Tillamook Creamery – Tillamook, Oregon - Gastro Obscura

Tillamook Creamery

This unassuming cheese empire in rural Oregon churns out more than 150,000 pounds of cheese each day. 

1959
975

Cheese cubes hang from the ceiling in this creamery’s newly renovated Visitors Center, which also features such memorabilia as a 1927 butter churner and a stamp used to authenticate packaged blocks as pure Tillamook cheese. Most impressive is the view of the factory floor, where chunks of cheese as big as milk crates roll down a conveyor belt and “Cheddar Master” vats process up to 15,000 pounds of cheese at a time.

Each day, as if to defy the stillness of the nearby Tillamook State Forest, the Tillamook County Creamery Association (TCCA) processes one million pounds of milk and churns out at least 170,000 pounds of cheese. The creamery is both a marvel of cheese engineering and a slice of cheese history.

Tillamook County’s first cheese factory opened in 1894, and 32 more would quickly follow suit. Undeterred by the cosmopolitan glare, a Tillamook cheese even won the grand prize at the 1904 St. Louis World’s Fair. The local cheese-making talent consolidated in 1909 to form a co-op, which still operates today as the Tillamook Creamery and uses a cheddar recipe first developed in the 19th century.

The spirit of excellence, evidently, has not waned. In 2017, TCCA took home first place in the category of “Mature Cheddar Aged over 48 Months (All Milks)” from the American Cheese Society.

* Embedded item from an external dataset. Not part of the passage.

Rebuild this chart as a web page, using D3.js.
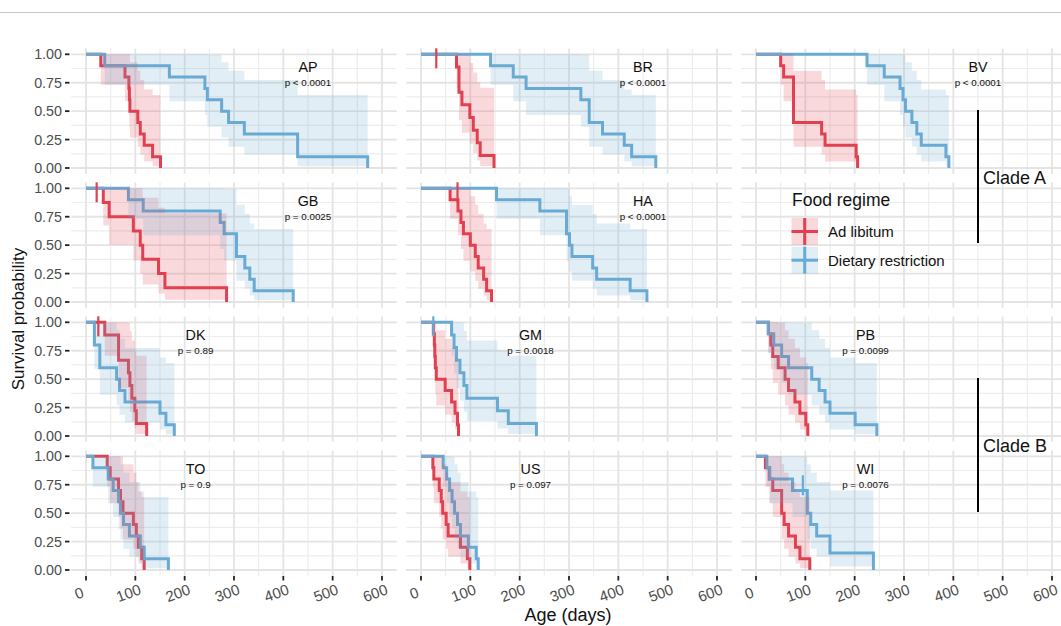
<!DOCTYPE html>
<html><head><meta charset="utf-8">
<script src="https://cdn.jsdelivr.net/npm/d3@7/dist/d3.min.js"></script>
<style>body{margin:0;background:#fff} svg{display:block} text{font-family:"Liberation Sans",Arial,Helvetica,sans-serif}</style>
</head><body>
<svg id="c" width="1061" height="626"></svg>
<script>
// ---------- DATA: rows are [time, survival, lower CI, upper CI] ----------
const AP_AL = [[0,1,1,1],[30,.9,.732,1],[79,.8,.587,1],[87,.7,.467,1],[88,.6,.362,.995],[89,.5,.269,.929],[105,.4,.187,.855],[110,.3,.116,.773],[118,.2,.058,.691],[135,.1,.016,.642],[151,0,0,0]];
const AP_DR = [[0,1,1,1],[38,.9,.732,1],[169,.8,.587,1],[241,.7,.467,1],[246,.6,.362,.995],[275,.5,.269,.929],[289,.4,.187,.855],[321,.3,.116,.773],[429,.1,.016,.642],[571,0,0,0]];
const BR_AL = [[0,1,1,1],[72,.889,.705,1],[77,.667,.42,1],[83,.556,.31,.997],[99,.444,.214,.923],[106,.333,.132,.84],[114,.222,.065,.754],[120,.111,.0175,.705],[148,0,0,0]];
const BR_DR = [[0,1,1,1],[141,.9,.732,1],[187,.8,.587,1],[213,.7,.467,1],[324,.6,.362,.995],[341,.4,.187,.855],[368,.3,.116,.773],[412,.2,.058,.691],[427,.1,.016,.642],[476,0,0,0]];
const BV_AL = [[0,1,1,1],[50,.9,.732,1],[56,.8,.587,1],[76,.4,.187,.855],[133,.3,.116,.773],[140,.2,.058,.691],[203,.1,.016,.642],[206,0,0,0]];
const BV_DR = [[0,1,1,1],[225,.9,.732,1],[260,.8,.587,1],[292,.7,.467,1],[298,.6,.362,.995],[303,.5,.269,.929],[316,.4,.187,.855],[326,.3,.116,.773],[335,.2,.058,.691],[385,.1,.016,.642],[391,0,0,0]];
const GB_AL = [[0,1,1,1],[35,.875,.673,1],[47,.75,.503,1],[96,.625,.365,1],[110,.5,.25,1],[115,.375,.153,.917],[147,.25,.075,.83],[160,.125,.02,.78],[285,0,0,0]];
const GB_DR = [[0,1,1,1],[86,.9,.732,1],[116,.8,.587,1],[272,.7,.467,1],[280,.6,.362,.995],[305,.4,.187,.855],[322,.3,.116,.773],[332,.2,.058,.691],[341,.1,.016,.642],[420,0,0,0]];
const HA_AL = [[0,1,1,1],[59,.9,.732,1],[75,.8,.587,1],[81,.7,.467,1],[86,.6,.362,.995],[100,.5,.269,.929],[110,.4,.187,.855],[116,.3,.116,.773],[127,.2,.058,.691],[133,.1,.016,.642],[143,0,0,0]];
const HA_DR = [[0,1,1,1],[153,.9,.732,1],[241,.8,.587,1],[295,.6,.362,.995],[301,.5,.269,.929],[306,.4,.187,.855],[348,.3,.116,.773],[356,.2,.058,.691],[424,.1,.016,.642],[458,0,0,0]];
const DK_AL = [[0,1,1,1],[38,.889,.705,1],[66,.667,.42,1],[86,.556,.31,.997],[89,.444,.214,.923],[93,.333,.132,.84],[99,.222,.065,.754],[102,.111,.0175,.705],[123,0,0,0]];
const DK_DR = [[0,1,1,1],[17,.8,.587,1],[28,.6,.362,.995],[62,.5,.269,.929],[68,.4,.187,.855],[79,.3,.116,.773],[150,.2,.058,.691],[162,.1,.016,.642],[179,0,0,0]];
const GM_AL = [[0,1,1,1],[25,.9,.732,1],[27,.8,.587,1],[28,.7,.467,1],[29,.6,.362,.995],[31,.5,.269,.929],[49,.4,.187,.855],[62,.3,.116,.773],[69,.2,.058,.691],[74,.1,.016,.642],[76,0,0,0]];
const GM_DR = [[0,1,1,1],[62,.889,.705,1],[67,.778,.549,1],[72,.667,.42,1],[79,.556,.31,.997],[87,.444,.214,.923],[93,.333,.132,.84],[155,.222,.065,.754],[177,.111,.0175,.705],[234,0,0,0]];
const PB_AL = [[0,1,1,1],[25,.9,.732,1],[30,.8,.587,1],[34,.7,.467,1],[45,.6,.362,.995],[59,.5,.269,.929],[66,.4,.187,.855],[79,.3,.116,.773],[89,.2,.058,.691],[101,.1,.016,.642],[105,0,0,0]];
const PB_DR = [[0,1,1,1],[25,.9,.732,1],[36,.8,.587,1],[52,.7,.467,1],[66,.6,.362,.995],[113,.5,.269,.929],[128,.4,.187,.855],[140,.3,.116,.773],[150,.2,.058,.691],[201,.1,.016,.642],[245,0,0,0]];
const TO_AL = [[0,1,1,1],[43,.9,.732,1],[49,.8,.587,1],[66,.7,.467,1],[70,.6,.362,.995],[75,.5,.269,.929],[96,.4,.187,.855],[102,.3,.116,.773],[106,.2,.058,.691],[113,.1,.016,.642],[118,0,0,0]];
const TO_DR = [[0,1,1,1],[14,.9,.732,1],[45,.8,.587,1],[55,.7,.467,1],[66,.6,.362,.995],[70,.5,.269,.929],[76,.4,.187,.855],[88,.3,.116,.773],[110,.2,.058,.691],[118,.1,.016,.642],[167,0,0,0]];
const US_AL = [[0,1,1,1],[24,.9,.732,1],[26,.8,.587,1],[37,.7,.467,1],[41,.6,.362,.995],[44,.5,.269,.929],[51,.4,.187,.855],[55,.3,.116,.773],[80,.2,.058,.691],[94,.1,.016,.642],[99,0,0,0]];
const US_DR = [[0,1,1,1],[45,.9,.732,1],[52,.8,.587,1],[58,.7,.467,1],[63,.6,.362,.995],[68,.5,.269,.929],[74,.4,.187,.855],[80,.3,.116,.773],[96,.2,.058,.691],[112,.1,.016,.642],[116,0,0,0]];
const WI_AL = [[0,1,1,1],[19,.9,.732,1],[27,.8,.587,1],[34,.7,.467,1],[52,.5,.269,.929],[57,.4,.187,.855],[66,.3,.116,.773],[80,.2,.058,.691],[89,.1,.016,.642],[109,0,0,0]];
const WI_DR = [[0,1,1,1],[22,.9,.732,1],[28,.8,.587,1],[74,.7,.467,1],[104,.5,.269,.929],[111,.4,.187,.855],[123,.3,.116,.773],[150,.15,.03,.7],[238,0,0,0]];

// censored observations [time, survival]
const BR_AL_cens = [[31,1]];
const GB_AL_cens = [[21.6,1]];
const DK_AL_cens = [[25,1]];
const GM_DR_cens = [[25,1]];
const HA_AL_cens = [[74,1]];
const WI_DR_cens = [[95,.78]];

const panelNames = ["AP","BR","BV","GB","HA","DK","GM","PB","TO","US","WI"];
const pValues = ["p < 0.0001","p < 0.0001","p < 0.0001","p = 0.0025","p < 0.0001","p = 0.89","p = 0.0018","p = 0.0099","p = 0.9","p = 0.097","p = 0.0076"];
const groups = ["Ad libitum","Dietary restriction"];
const xTicks = [0,100,200,300,400,500,600];
const yTicks = [0,0.25,0.5,0.75,1];
const yTickLabels = ["0.00","0.25","0.50","0.75","1.00"];
const clades = ["Clade A","Clade B"];

const curves = {
  AP:[AP_AL,AP_DR], BR:[BR_AL,BR_DR], BV:[BV_AL,BV_DR], GB:[GB_AL,GB_DR], HA:[HA_AL,HA_DR],
  DK:[DK_AL,DK_DR], GM:[GM_AL,GM_DR], PB:[PB_AL,PB_DR], TO:[TO_AL,TO_DR], US:[US_AL,US_DR], WI:[WI_AL,WI_DR]
};
const censors = { BR:[BR_AL_cens,[]], GB:[GB_AL_cens,[]], DK:[DK_AL_cens,[]], GM:[[],GM_DR_cens], HA:[HA_AL_cens,[]], WI:[[],WI_DR_cens] };
// grid placement (row, col)
const place = {AP:[0,0],BR:[0,1],BV:[0,2],GB:[1,0],HA:[1,1],DK:[2,0],GM:[2,1],PB:[2,2],TO:[3,0],US:[3,1],WI:[3,2]};

// ---------- LAYOUT ----------
const colors = ["#E0404F","#68ABD4"];
const svg = d3.select("#c");
const colX0 = [86,421,756];
const rowY0 = [168,302,436,570];
const pxDay = 0.4933, hU = 113.7;
const xScale = c => d3.scaleLinear().domain([-30,630]).range([colX0[c]-30*pxDay, colX0[c]+630*pxDay]);
const yScale = r => d3.scaleLinear().domain([0,1]).range([rowY0[r], rowY0[r]-hU]);

svg.append("rect").attr("width",1061).attr("height",626).attr("fill","#fff");
svg.append("line").attr("x1",0).attr("x2",1061).attr("y1",12.5).attr("y2",12.5).attr("stroke","#c6c6c6").attr("stroke-width",1);

const defs = svg.append("defs");

for (let r=0;r<4;r++) for (let c=0;c<3;c++) {
  const x = xScale(c), y = yScale(r);
  const g = svg.append("g");
  const x0 = x(-30), x1 = x(630), yT = y(1.05), yB = y(-0.05);
  // minor grid
  [50,150,250,350,450,550].forEach(v=>g.append("line").attr("x1",x(v)).attr("x2",x(v)).attr("y1",yT).attr("y2",yB).attr("stroke","#ededed").attr("stroke-width",1.2));
  [0.125,0.375,0.625,0.875].forEach(v=>g.append("line").attr("y1",y(v)).attr("y2",y(v)).attr("x1",x0).attr("x2",x1).attr("stroke","#ededed").attr("stroke-width",1.2));
  xTicks.forEach(v=>g.append("line").attr("x1",x(v)).attr("x2",x(v)).attr("y1",yT).attr("y2",yB).attr("stroke","#e4e4e4").attr("stroke-width",1.8));
  yTicks.forEach(v=>g.append("line").attr("y1",y(v)).attr("y2",y(v)).attr("x1",x0).attr("x2",x1).attr("stroke","#e4e4e4").attr("stroke-width",1.8));
  defs.append("clipPath").attr("id",`clip${r}${c}`).append("rect").attr("x",x0).attr("y",yT).attr("width",x1-x0).attr("height",yB-yT);
  if (c===0) {
    const ax = svg.append("g");
    yTicks.forEach((v,i)=>{
      ax.append("line").attr("x1",65).attr("x2",69.5).attr("y1",y(v)).attr("y2",y(v)).attr("stroke","#222").attr("stroke-width",1.8);
      ax.append("text").attr("x",62).attr("y",y(v)).attr("dy","0.36em").attr("text-anchor","end").attr("font-size",14.3).attr("fill","#4d4d4d").text(yTickLabels[i]);
    });
  }
  if (r===3) {
    const ax = svg.append("g");
    xTicks.forEach(v=>{
      ax.append("line").attr("x1",x(v)).attr("x2",x(v)).attr("y1",576).attr("y2",580.5).attr("stroke","#222").attr("stroke-width",1.8);
      ax.append("text").attr("transform",`translate(${x(v)-5},598) rotate(-20)`).attr("text-anchor","middle").attr("font-size",15).attr("fill","#4d4d4d").text(v);
    });
  }
}

const line = (x,y) => d3.line().curve(d3.curveStepAfter).x(d=>x(d[0])).y(d=>y(d[1]));
const area = (x,y) => d3.area().curve(d3.curveStepAfter).x(d=>x(d[0])).y0(d=>y(d[2])).y1(d=>y(d[3]));

panelNames.forEach((name,i)=>{
  const [r,c] = place[name];
  const x = xScale(c), y = yScale(r);
  const g = svg.append("g").attr("clip-path",`url(#clip${r}${c})`);
  const cs = curves[name];
  // lines first
  cs.forEach((d,k)=>g.append("path").attr("d",line(x,y)(d)).attr("fill","none").attr("stroke",colors[k]).attr("stroke-width",3));
  // confidence ribbons on top
  cs.forEach((d,k)=>{
    const pts = d.slice(0,d.length-1);
    const last = d[d.length-1], prev = d[d.length-2];
    pts.push([last[0],0,prev[2],prev[3]]);
    g.append("path").attr("d",area(x,y)(pts)).attr("fill",colors[k]).attr("fill-opacity",0.2).attr("stroke","none");
  });
  // censor marks
  if (censors[name]) censors[name].forEach((arr,k)=>arr.forEach(p=>{
    svg.append("line").attr("x1",x(p[0])).attr("x2",x(p[0])).attr("y1",y(p[1])-6).attr("y2",y(p[1])+14).attr("stroke",colors[k]).attr("stroke-width",2.2);
  }));
  const lx = r<2 ? 450 : 222;
  svg.append("text").attr("x",x(lx)).attr("y",y(0.89)).attr("dy","0.36em").attr("text-anchor","middle").attr("font-size",14.3).attr("fill","#111").text(name);
  svg.append("text").attr("x",x(lx)).attr("y",y(0.748)).attr("dy","0.36em").attr("text-anchor","middle").attr("font-size",9.8).attr("fill","#111").text(pValues[i]);
});

// legend in empty panel (row 2, col 3)
const lg = svg.append("g");
lg.append("text").attr("x",792).attr("y",200).attr("dy","0.36em").attr("font-size",17.5).attr("fill","#111").text("Food regime");
groups.forEach((gname,k)=>{
  const ky = 218 + k*28.7;
  lg.append("rect").attr("x",791.5).attr("y",ky).attr("width",26.5).attr("height",27).attr("fill",colors[k]).attr("fill-opacity",0.2);
  lg.append("line").attr("x1",791.5).attr("x2",818).attr("y1",ky+13.5).attr("y2",ky+13.5).attr("stroke",colors[k]).attr("stroke-width",3);
  lg.append("line").attr("x1",804.7).attr("x2",804.7).attr("y1",ky).attr("y2",ky+27).attr("stroke",colors[k]).attr("stroke-width",3);
  lg.append("text").attr("x",828).attr("y",ky+13.5).attr("dy","0.36em").attr("font-size",15).attr("fill","#111").text(gname);
});

// clade annotations
[[110,243],[378,512]].forEach((seg,k)=>{
  svg.append("line").attr("x1",978).attr("x2",978).attr("y1",seg[0]).attr("y2",seg[1]).attr("stroke","#000").attr("stroke-width",2);
  svg.append("text").attr("x",983).attr("y",(seg[0]+seg[1])/2+1).attr("dy","0.36em").attr("font-size",18).attr("fill","#111").text(clades[k]);
});

// axis titles
svg.append("text").attr("x",568).attr("y",621).attr("text-anchor","middle").attr("font-size",18).attr("fill","#111").text("Age (days)");
svg.append("text").attr("transform","translate(24,319) rotate(-90)").attr("text-anchor","middle").attr("font-size",17).attr("fill","#111").text("Survival probability");
</script>
</body></html>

Cheese enthusiasts can check out Tillamook Creamery to see part of the cheesemaking magic in action. At the visitor center, you’ll snag a behind-the-scenes glimpse of the production and packaging process via a viewing gallery that overlooks the production floor. There’s also a classic ice cream counter, wood fired pizza oven, and of course, cheese samples.